Es steht zu befürchten, dass der daraus folgende intensive Kampf der Parteien um Aufmerksamkeit in einem ohnehin zeitlich verkürzten Wahlkampf dazu führt, dass viele teure Versprechen gemacht werden, die im Endeffekt nicht finanzier- und damit umsetzbar sind. Die Programmentwürfe, die bereits kurz vor Weihnachten veröffentlicht wurden, geben hier bereits die Richtung vor: Laut dem Institut der deutschen Wirtschaft (IW) summieren sich die von CDU/CSU versprochenen Entlastungen von Unternehmen und Steuerzahlern auf 89 Mrd. Euro. Bei der Gegenfinanzierung hofft die Union unter anderem auf genügend Einsparungen beim Bürgergeld und zusätzliches Wachstum. Das ist mutig, aber kaum solide gerechnet.

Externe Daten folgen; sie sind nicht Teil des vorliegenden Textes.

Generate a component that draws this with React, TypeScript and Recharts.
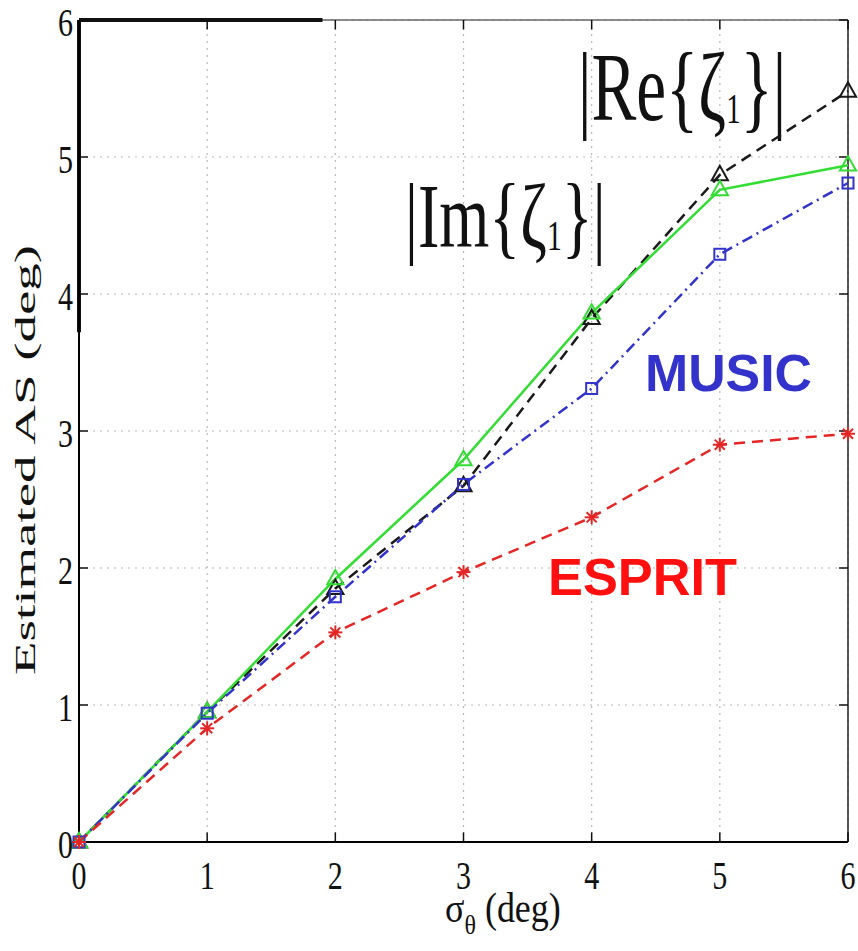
import React from "react";
import { LineChart, Line, XAxis, YAxis, CartesianGrid, ReferenceLine, Customized } from "recharts";

const SIGMA = [0, 1, 2, 3, 4, 5, 6];
const Y_TICKS = [0, 1, 2, 3, 4, 5, 6];
const RE_ZETA = [0, 0.95, 1.85, 2.6, 3.82, 4.87, 5.48];
const IM_ZETA = [0, 0.95, 1.92, 2.79, 3.86, 4.76, 4.94];
const MUSIC = [0, 0.94, 1.79, 2.61, 3.31, 4.29, 4.81];
const ESPRIT = [0, 0.83, 1.53, 1.97, 2.37, 2.9, 2.98];

const data = SIGMA.map((s, i) => ({
  s,
  re: RE_ZETA[i],
  im: IM_ZETA[i],
  music: MUSIC[i],
  esprit: ESPRIT[i],
}));

const SERIF = "'Liberation Serif', 'Times New Roman', serif";
const SANS = "'Liberation Sans', Arial, sans-serif";

const BLACK = "#1a1a1a";
const GREEN = "#33dd33";
const BLUE = "#3333cc";
const RED = "#e52626";

const Tri = (color: string) => (p: any) => {
  const { cx, cy, index } = p;
  if (cx == null || cy == null) return <g key={index} />;
  const r = 9;
  return (
    <polygon
      key={index}
      points={`${cx},${cy - r} ${cx - r * 0.9},${cy + r * 0.6} ${cx + r * 0.9},${cy + r * 0.6}`}
      fill="none"
      stroke={color}
      strokeWidth={2}
    />
  );
};

const Sq = (color: string) => (p: any) => {
  const { cx, cy, index } = p;
  if (cx == null || cy == null) return <g key={index} />;
  const r = 5.5;
  return <rect key={index} x={cx - r} y={cy - r} width={2 * r} height={2 * r} fill="none" stroke={color} strokeWidth={2} />;
};

const Star = (color: string) => (p: any) => {
  const { cx, cy, index } = p;
  if (cx == null || cy == null) return <g key={index} />;
  const r = 7;
  const d = r * 0.72;
  return (
    <g key={index} stroke={color} strokeWidth={2}>
      <line x1={cx} y1={cy - r} x2={cx} y2={cy + r} />
      <line x1={cx - r} y1={cy} x2={cx + r} y2={cy} />
      <line x1={cx - d} y1={cy - d} x2={cx + d} y2={cy + d} />
      <line x1={cx - d} y1={cy + d} x2={cx + d} y2={cy - d} />
    </g>
  );
};

const YTick = (p: any) => {
  const { x, y, payload } = p;
  return (
    <text x={x} y={y + 16} textAnchor="end" fontFamily={SERIF} fontSize={40} fill="#111" textLength={15} lengthAdjust="spacingAndGlyphs">
      {payload.value}
    </text>
  );
};

const XTick = (p: any) => {
  const { x, y, payload } = p;
  return (
    <text x={x - 7.5} y={y + 47} textAnchor="start" fontFamily={SERIF} fontSize={40} fill="#111" textLength={15} lengthAdjust="spacingAndGlyphs">
      {payload.value}
    </text>
  );
};

const Annotations = () => (
  <g>
    <text transform="translate(578,120) scale(0.96,1.4)" fontFamily={SERIF} fontSize={70} fill="#111">
      |Re{"{"}ζ<tspan fontSize={30} dy={2}>1</tspan>
      <tspan dy={-2}>{"}"}|</tspan>
    </text>
    <text transform="translate(405,247) scale(0.99,1.39)" fontFamily={SERIF} fontSize={65} fill="#111">
      |Im{"{"}ζ<tspan fontSize={30} dy={2}>1</tspan>
      <tspan dy={-2}>{"}"}|</tspan>
    </text>
    <text x={645} y={391} fontFamily={SANS} fontWeight="bold" fontSize={52} fill={BLUE} textLength={167} lengthAdjust="spacingAndGlyphs">
      MUSIC
    </text>
    <text x={548} y={595} fontFamily={SANS} fontWeight="bold" fontSize={51} fill="#ff1010" textLength={189} lengthAdjust="spacingAndGlyphs">
      ESPRIT
    </text>
    <text transform="translate(445,922) scale(1,1.15)" fontFamily={SERIF} fontSize={36} fill="#111">
      σ<tspan fontSize={24} dy={10}>θ</tspan>
      <tspan dy={-10}> (deg)</tspan>
    </text>
    <text
      transform="translate(35,675) rotate(-90)"
      fontFamily={SERIF}
      fontSize={30}
      fill="#111"
      textLength={430}
      lengthAdjust="spacingAndGlyphs"
    >
      Estimated AS (deg)
    </text>
  </g>
);

export default function App() {
  return (
    <div style={{ position: "absolute", left: 0, top: 0, width: 858, height: 951, background: "#fff" }}>
      <LineChart width={858} height={951} data={data} margin={{ top: 20, right: 10, left: 0, bottom: 49 }}>
        <CartesianGrid stroke="#b8b8b8" strokeDasharray="2 5" strokeWidth={1.2} />
        <XAxis
          dataKey="s"
          type="number"
          domain={[0, 6]}
          ticks={SIGMA}
          height={60}
          tickSize={0}
          tickMargin={0}
          tick={<XTick />}
          axisLine={{ stroke: "#000", strokeWidth: 2 }}
          interval={0}
        />
        <YAxis
          type="number"
          domain={[0, 6]}
          ticks={Y_TICKS}
          width={79}
          tickSize={0}
          tickMargin={6}
          tick={<YTick />}
          axisLine={{ stroke: "#000", strokeWidth: 2 }}
          interval={0}
        />
        {/* frame */}
        <ReferenceLine segment={[{ x: 0, y: 6 }, { x: 6, y: 6 }]} stroke="#666" strokeWidth={1.5} />
        <ReferenceLine segment={[{ x: 6, y: 0 }, { x: 6, y: 6 }]} stroke="#222" strokeWidth={1.5} />
        <ReferenceLine segment={[{ x: 0, y: 6 }, { x: 1.9, y: 6 }]} stroke="#111" strokeWidth={4} />
        <ReferenceLine segment={[{ x: 0, y: 3.72 }, { x: 0, y: 6 }]} stroke="#111" strokeWidth={4} />
        {/* inward ticks */}
        {Y_TICKS.map((t) => (
          <ReferenceLine key={`yl${t}`} segment={[{ x: 0, y: t }, { x: 0.07, y: t }]} stroke="#111" strokeWidth={1.5} />
        ))}
        {Y_TICKS.map((t) => (
          <ReferenceLine key={`yr${t}`} segment={[{ x: 5.93, y: t }, { x: 6, y: t }]} stroke="#111" strokeWidth={1.5} />
        ))}
        {SIGMA.map((t) => (
          <ReferenceLine key={`xb${t}`} segment={[{ x: t, y: 0 }, { x: t, y: 0.07 }]} stroke="#111" strokeWidth={1.5} />
        ))}
        {SIGMA.map((t) => (
          <ReferenceLine key={`xt${t}`} segment={[{ x: t, y: 5.93 }, { x: t, y: 6 }]} stroke="#111" strokeWidth={1.5} />
        ))}
        <Line dataKey="re" stroke={BLACK} strokeWidth={2.5} strokeDasharray="11 7" dot={Tri(BLACK)} isAnimationActive={false} />
        <Line dataKey="im" stroke={GREEN} strokeWidth={2.5} dot={Tri(GREEN)} isAnimationActive={false} />
        <Line dataKey="music" stroke={BLUE} strokeWidth={2.5} strokeDasharray="11 5 2 5" dot={Sq(BLUE)} isAnimationActive={false} />
        <Line dataKey="esprit" stroke={RED} strokeWidth={2.5} strokeDasharray="11 7" dot={Star(RED)} isAnimationActive={false} />
        <Customized component={Annotations} />
      </LineChart>
    </div>
  );
}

Gefährlicher Überbietungswettbewerb im Wahlkampf
Bei der SPD summieren sich die Entlastungen auf immerhin noch gut die Hälfte, bei den Grünen ein Drittel der CDU/CSU-Versprechen. Die FDP-Wohltaten machen sogar 138 Mrd. Euro aus. Die AfD ist mit 149 Mrd. Euro dabei. Ein Leben in Saus und Braus, und niemand muss sich Sorgen um die Rechnung machen? In den nächsten sieben Wochen scheint vieles möglich. DIW-Chef Marcel Fratzscher hat vor einigen Tagen in einem Interview schon gewarnt, dass die Parteien die Wähler mit ihrem Überbietungswettbewerb hinters Licht führen wollten. Das war deutlich, aber berechtigt. Denn viele der Probleme, mit denen auch schon die Ampel-Koalition zu kämpfen hatte, werden durch die Neuwahl ja nicht verschwinden.
Woher kommen die vielen zusätzlichen Milliarden für die Modernisierung der Infrastruktur, für die Bundeswehr oder allgemein zur Stärkung des Standortes? Die demokratischen Parteien der Mitte brauchen hier realistischere Antworten. Ansonsten könnte es passieren, dass bei der Regierungsbildung nach der Bundestagswahl 2029 kein Weg mehr an der AfD vorbeiführt.